→ What is required:
Output every line of the material exactly, omitting images.

[start of Raw records]

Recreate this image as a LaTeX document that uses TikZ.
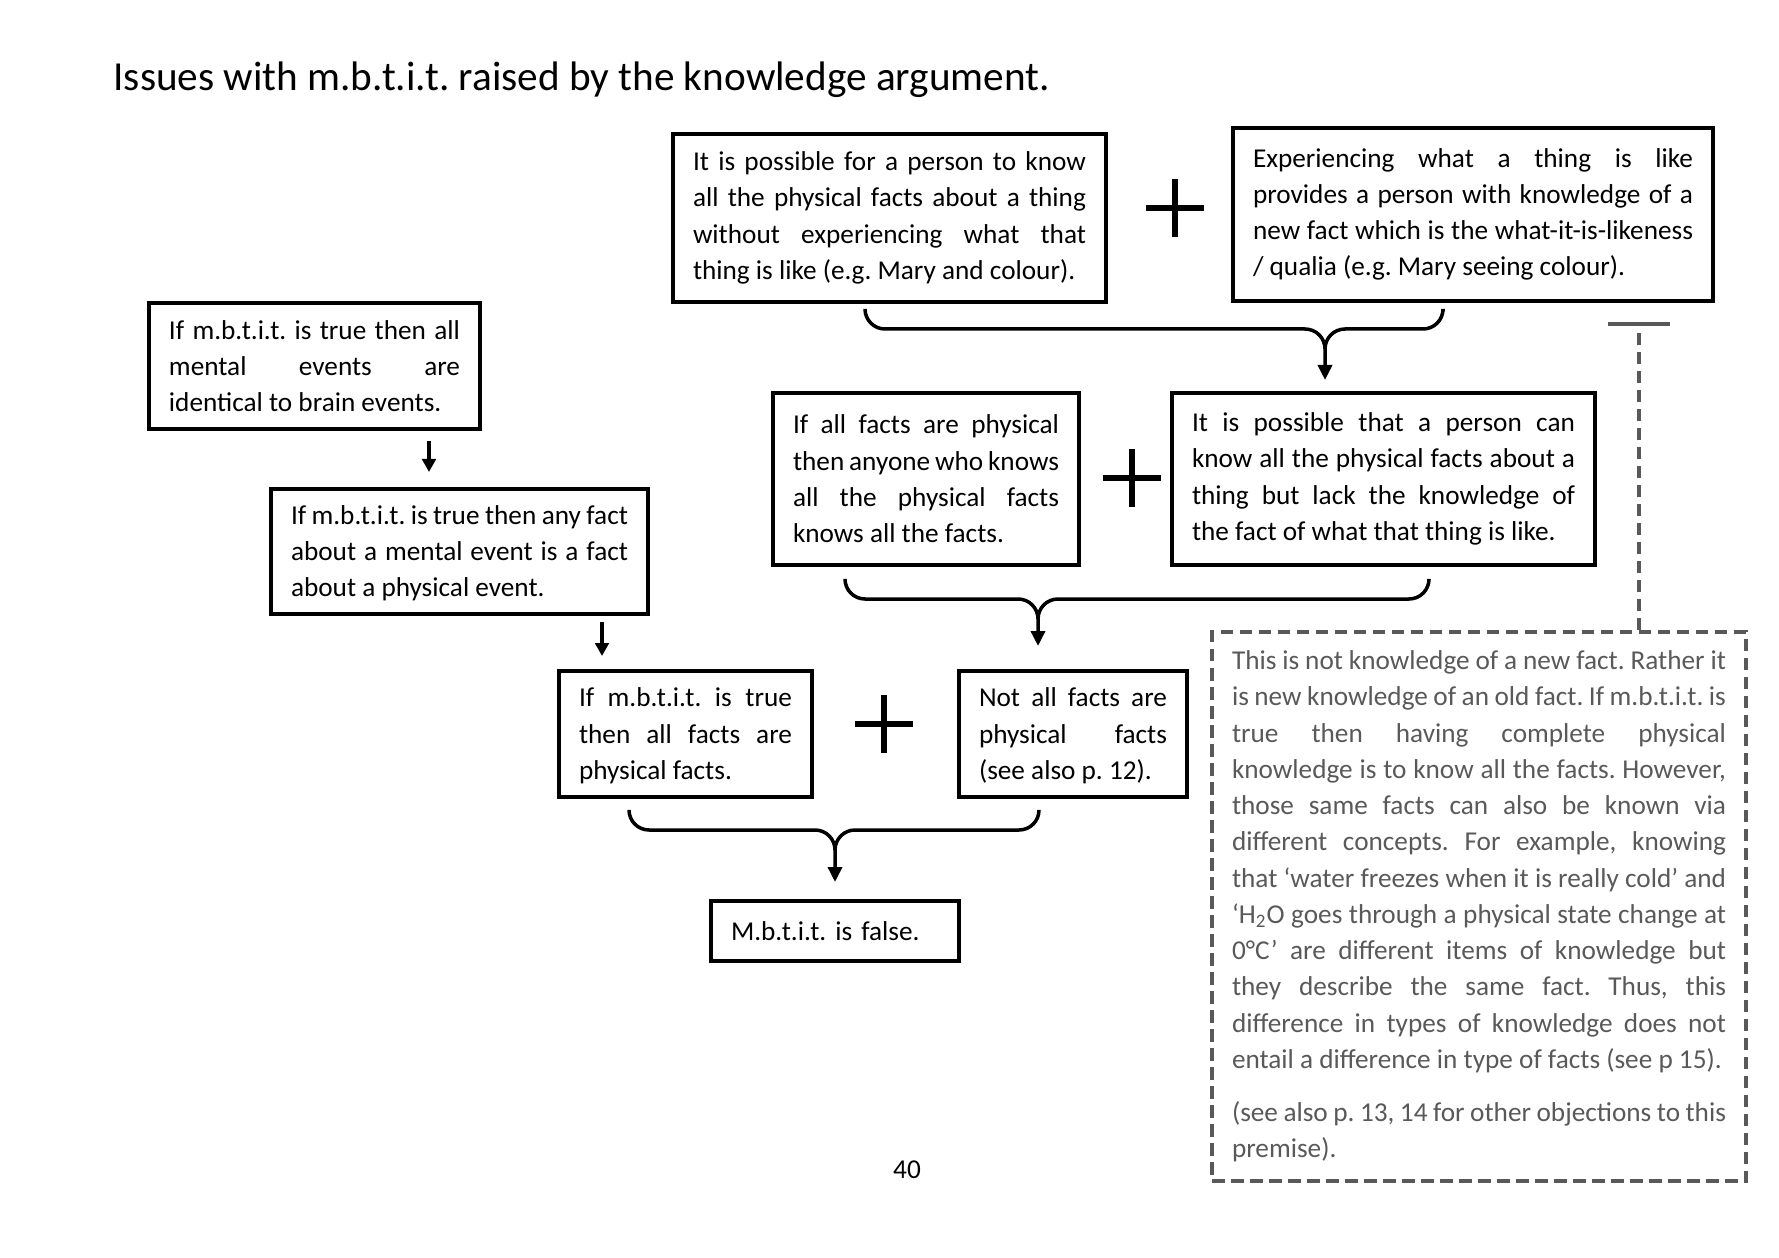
\documentclass[tikz,border=0pt]{standalone}
\usepackage{fontspec}
\setmainfont{Carlito}
\usepackage{xcolor}
\usetikzlibrary{arrows.meta}
\setlength{\parindent}{0pt}
\frenchspacing
\definecolor{kaGrey}{HTML}{595959}
\newcommand{\kaPlus}[1]{\draw[line width=2.6pt] (#1) ++(-29,0) -- ++(58,0) (#1) ++(0,-29) -- ++(0,58);}

\begin{document}
\begin{tikzpicture}[x=0.4pt,y=-0.4pt,
  kabox/.style={draw=black,line width=1.6pt,inner xsep=8pt,inner ysep=0pt,align=justify,font=\fontsize{10.9}{14.5}\selectfont},
  kareply/.style={kabox,draw=kaGrey,text=kaGrey,line width=1.5pt,dash pattern=on 5pt off 2.6pt},
  kabrace/.style={line width=1.4pt,rounded corners=8pt},
  katip/.style={-{Triangle[length=6pt,width=5.6pt]}},
  kasmall/.style={line width=1.3pt,-{Triangle[length=5.2pt,width=5.4pt]}}]
\useasboundingbox (0,0) rectangle (1779,1258);
\node[anchor=base west, inner sep=0pt, font=\fontsize{16.5}{20}\selectfont] (title) at (113,91) {Issues with m.b.t.i.t. raised by the knowledge argument.};
\node[kabox, text width=157.2pt, minimum height=67.2pt] (mary) at (889.5,218) {It is possible for a person to know\linebreak all the physical facts about a thing\linebreak without experiencing what that\linebreak thing is like (e.g. Mary and colour).};
\node[kabox, text width=176pt, minimum height=69.2pt] (qualia) at (1473,214.5) {Experiencing what a thing is like\linebreak provides a person with knowledge of a\linebreak new fact which is the what-it-is-likeness\linebreak / qualia (e.g. Mary seeing colour).};
\node[kabox, text width=116.4pt, minimum height=50.4pt] (identity) at (314.5,366) {If m.b.t.i.t. is true then all\linebreak mental events are\linebreak identical to brain events.};
\node[kabox, text width=134.8pt, minimum height=50pt] (anyfact) at (459.5,551.5) {\rule{0pt}{9pt}If m.b.t.i.t. is true then any fact\linebreak about a mental event is a fact\linebreak about a physical event.};
\node[kabox, text width=106.4pt, minimum height=68.8pt] (allphys) at (926,479) {If all facts are physical\linebreak then anyone who knows\linebreak all the physical facts\linebreak knows all the facts.};
\node[kabox, text width=153.2pt, minimum height=68.8pt] (lackfact) at (1383.5,479) {It is possible that a person can\linebreak know all the physical facts about a\linebreak thing but lack the knowledge of\linebreak the fact of what that thing is like.};
\node[kabox, text width=85.2pt, minimum height=50.4pt] (mbtitphys) at (685.5,734) {\rule{0pt}{9pt}If m.b.t.i.t. is true\linebreak then all facts are\linebreak physical facts.};
\node[kabox, text width=75.2pt, minimum height=50.4pt] (notall) at (1073,734) {\rule{0pt}{9pt}Not all facts are\linebreak physical facts\linebreak (see also p. 12).};
\node[kabox, align=left, text width=83.2pt, minimum height=24pt] (false) at (835,931) {M.b.t.i.t. is false.};
\node[kareply, text width=197.6pt, minimum height=219.6pt] (reply) at (1479,906.5) {This is not knowledge of a new fact. Rather it\linebreak is new knowledge of an old fact. If m.b.t.i.t. is\linebreak true then having complete physical\linebreak knowledge is to know all the facts. However,\linebreak those same facts can also be known via\linebreak different concepts. For example, knowing\linebreak that ‘water freezes when it is really cold’ and\linebreak ‘H\textsubscript{2}O goes through a physical state change at\linebreak 0°C’ are different items of knowledge but\linebreak they describe the same fact. Thus, this\linebreak difference in types of knowledge does not\linebreak entail a difference in type of facts (see p 15).\par\vspace{6.8pt}(see also p. 13, 14 for other objections to this\linebreak premise).};
\node[font=\fontsize{10.9}{14.5}\selectfont] (pagenum) at (907,1170) {40};
\kaPlus{1175,208}
\kaPlus{1132,478}
\kaPlus{884,724}
\coordinate (j1) at (1325,329);
\coordinate (j2) at (1038,599);
\coordinate (j3) at (835,830);
\draw[kabrace,katip,shorten >=4.4pt] ([xshift=-9.8pt,yshift=-2.8pt]mary.south) |- (j1) -- (j1 |- lackfact.north);
\draw[kabrace] ([xshift=-12pt,yshift=-3.2pt]qualia.south) |- (j1) -- ([yshift=-8pt]j1);
\draw[kabrace,katip,shorten >=9.2pt] ([xshift=-32.4pt,yshift=-4.8pt]allphys.south) |- (j2) -- (j2 |- notall.north);
\draw[kabrace] ([xshift=18.2pt,yshift=-4.8pt]lackfact.south) |- (j2) -- ([yshift=-8pt]j2);
\draw[kabrace,katip,shorten >=6.8pt] ([xshift=-22.6pt,yshift=-4.4pt]mbtitphys.south) |- (j3) -- (j3 |- false.north);
\draw[kabrace] ([xshift=-13.6pt,yshift=-4.4pt]notall.south) |- (j3) -- ([yshift=-8pt]j3);
\coordinate (xa) at (429,0);
\coordinate (xb) at (602,0);
\draw[kasmall,shorten <=4pt,shorten >=6pt] (xa |- identity.south) -- (xa |- anyfact.north);
\draw[kasmall,shorten <=2.4pt,shorten >=5.2pt] (xb |- anyfact.south) -- (xb |- mbtitphys.north);
\coordinate (tee) at (1639,322);
\draw[draw=kaGrey,line width=1.8pt,dash pattern=on 5pt off 2.6pt,-{Bar[width=24.8pt,line width=1.6pt]}] (tee |- reply.north) -- (tee);
\end{tikzpicture}
\end{document}
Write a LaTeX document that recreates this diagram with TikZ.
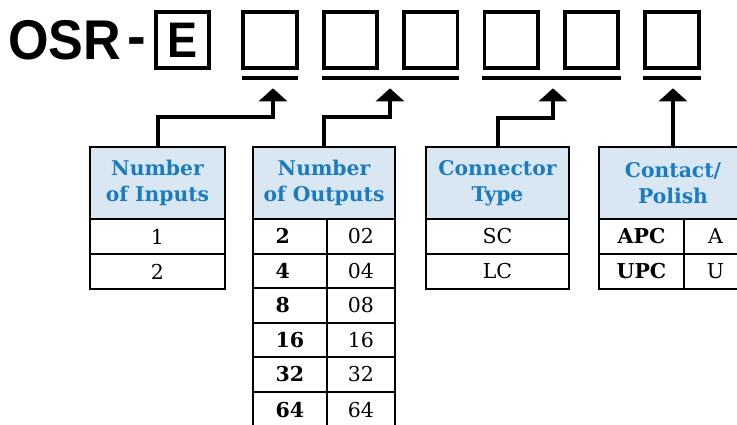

[end of Raw records]

→ Correct response:
Recreate this image as a LaTeX document that uses TikZ.
\documentclass[tikz,border=0pt]{standalone}
\usepackage{fontspec}
\setmainfont{Carlito}
\usepackage{xcolor}
\usetikzlibrary{arrows.meta}
\setlength{\parindent}{0pt}
\frenchspacing
\definecolor{kaGrey}{HTML}{595959}
\newcommand{\kaPlus}[1]{\draw[line width=2.6pt] (#1) ++(-29,0) -- ++(58,0) (#1) ++(0,-29) -- ++(0,58);}

\begin{document}
\begin{tikzpicture}[x=0.4pt,y=-0.4pt,
  kabox/.style={draw=black,line width=1.6pt,inner xsep=8pt,inner ysep=0pt,align=justify,font=\fontsize{10.9}{14.5}\selectfont},
  kareply/.style={kabox,draw=kaGrey,text=kaGrey,line width=1.5pt,dash pattern=on 5pt off 2.6pt},
  kabrace/.style={line width=1.4pt,rounded corners=8pt},
  katip/.style={-{Triangle[length=6pt,width=5.6pt]}},
  kasmall/.style={line width=1.3pt,-{Triangle[length=5.2pt,width=5.4pt]}}]
\useasboundingbox (0,0) rectangle (1779,1258);
\node[anchor=base west, inner sep=0pt, font=\fontsize{16.5}{20}\selectfont] (title) at (113,91) {Issues with m.b.t.i.t. raised by the knowledge argument.};
\node[kabox, text width=157.2pt, minimum height=67.2pt] (mary) at (889.5,218) {It is possible for a person to know\linebreak all the physical facts about a thing\linebreak without experiencing what that\linebreak thing is like (e.g. Mary and colour).};
\node[kabox, text width=176pt, minimum height=69.2pt] (qualia) at (1473,214.5) {Experiencing what a thing is like\linebreak provides a person with knowledge of a\linebreak new fact which is the what-it-is-likeness\linebreak / qualia (e.g. Mary seeing colour).};
\node[kabox, text width=116.4pt, minimum height=50.4pt] (identity) at (314.5,366) {If m.b.t.i.t. is true then all\linebreak mental events are\linebreak identical to brain events.};
\node[kabox, text width=134.8pt, minimum height=50pt] (anyfact) at (459.5,551.5) {\rule{0pt}{9pt}If m.b.t.i.t. is true then any fact\linebreak about a mental event is a fact\linebreak about a physical event.};
\node[kabox, text width=106.4pt, minimum height=68.8pt] (allphys) at (926,479) {If all facts are physical\linebreak then anyone who knows\linebreak all the physical facts\linebreak knows all the facts.};
\node[kabox, text width=153.2pt, minimum height=68.8pt] (lackfact) at (1383.5,479) {It is possible that a person can\linebreak know all the physical facts about a\linebreak thing but lack the knowledge of\linebreak the fact of what that thing is like.};
\node[kabox, text width=85.2pt, minimum height=50.4pt] (mbtitphys) at (685.5,734) {\rule{0pt}{9pt}If m.b.t.i.t. is true\linebreak then all facts are\linebreak physical facts.};
\node[kabox, text width=75.2pt, minimum height=50.4pt] (notall) at (1073,734) {\rule{0pt}{9pt}Not all facts are\linebreak physical facts\linebreak (see also p. 12).};
\node[kabox, align=left, text width=83.2pt, minimum height=24pt] (false) at (835,931) {M.b.t.i.t. is false.};
\node[kareply, text width=197.6pt, minimum height=219.6pt] (reply) at (1479,906.5) {This is not knowledge of a new fact. Rather it\linebreak is new knowledge of an old fact. If m.b.t.i.t. is\linebreak true then having complete physical\linebreak knowledge is to know all the facts. However,\linebreak those same facts can also be known via\linebreak different concepts. For example, knowing\linebreak that ‘water freezes when it is really cold’ and\linebreak ‘H\textsubscript{2}O goes through a physical state change at\linebreak 0°C’ are different items of knowledge but\linebreak they describe the same fact. Thus, this\linebreak difference in types of knowledge does not\linebreak entail a difference in type of facts (see p 15).\par\vspace{6.8pt}(see also p. 13, 14 for other objections to this\linebreak premise).};
\node[font=\fontsize{10.9}{14.5}\selectfont] (pagenum) at (907,1170) {40};
\kaPlus{1175,208}
\kaPlus{1132,478}
\kaPlus{884,724}
\coordinate (j1) at (1325,329);
\coordinate (j2) at (1038,599);
\coordinate (j3) at (835,830);
\draw[kabrace,katip,shorten >=4.4pt] ([xshift=-9.8pt,yshift=-2.8pt]mary.south) |- (j1) -- (j1 |- lackfact.north);
\draw[kabrace] ([xshift=-12pt,yshift=-3.2pt]qualia.south) |- (j1) -- ([yshift=-8pt]j1);
\draw[kabrace,katip,shorten >=9.2pt] ([xshift=-32.4pt,yshift=-4.8pt]allphys.south) |- (j2) -- (j2 |- notall.north);
\draw[kabrace] ([xshift=18.2pt,yshift=-4.8pt]lackfact.south) |- (j2) -- ([yshift=-8pt]j2);
\draw[kabrace,katip,shorten >=6.8pt] ([xshift=-22.6pt,yshift=-4.4pt]mbtitphys.south) |- (j3) -- (j3 |- false.north);
\draw[kabrace] ([xshift=-13.6pt,yshift=-4.4pt]notall.south) |- (j3) -- ([yshift=-8pt]j3);
\coordinate (xa) at (429,0);
\coordinate (xb) at (602,0);
\draw[kasmall,shorten <=4pt,shorten >=6pt] (xa |- identity.south) -- (xa |- anyfact.north);
\draw[kasmall,shorten <=2.4pt,shorten >=5.2pt] (xb |- anyfact.south) -- (xb |- mbtitphys.north);
\coordinate (tee) at (1639,322);
\draw[draw=kaGrey,line width=1.8pt,dash pattern=on 5pt off 2.6pt,-{Bar[width=24.8pt,line width=1.6pt]}] (tee |- reply.north) -- (tee);
\end{tikzpicture}
\end{document}
Write a LaTeX document that recreates this diagram with TikZ.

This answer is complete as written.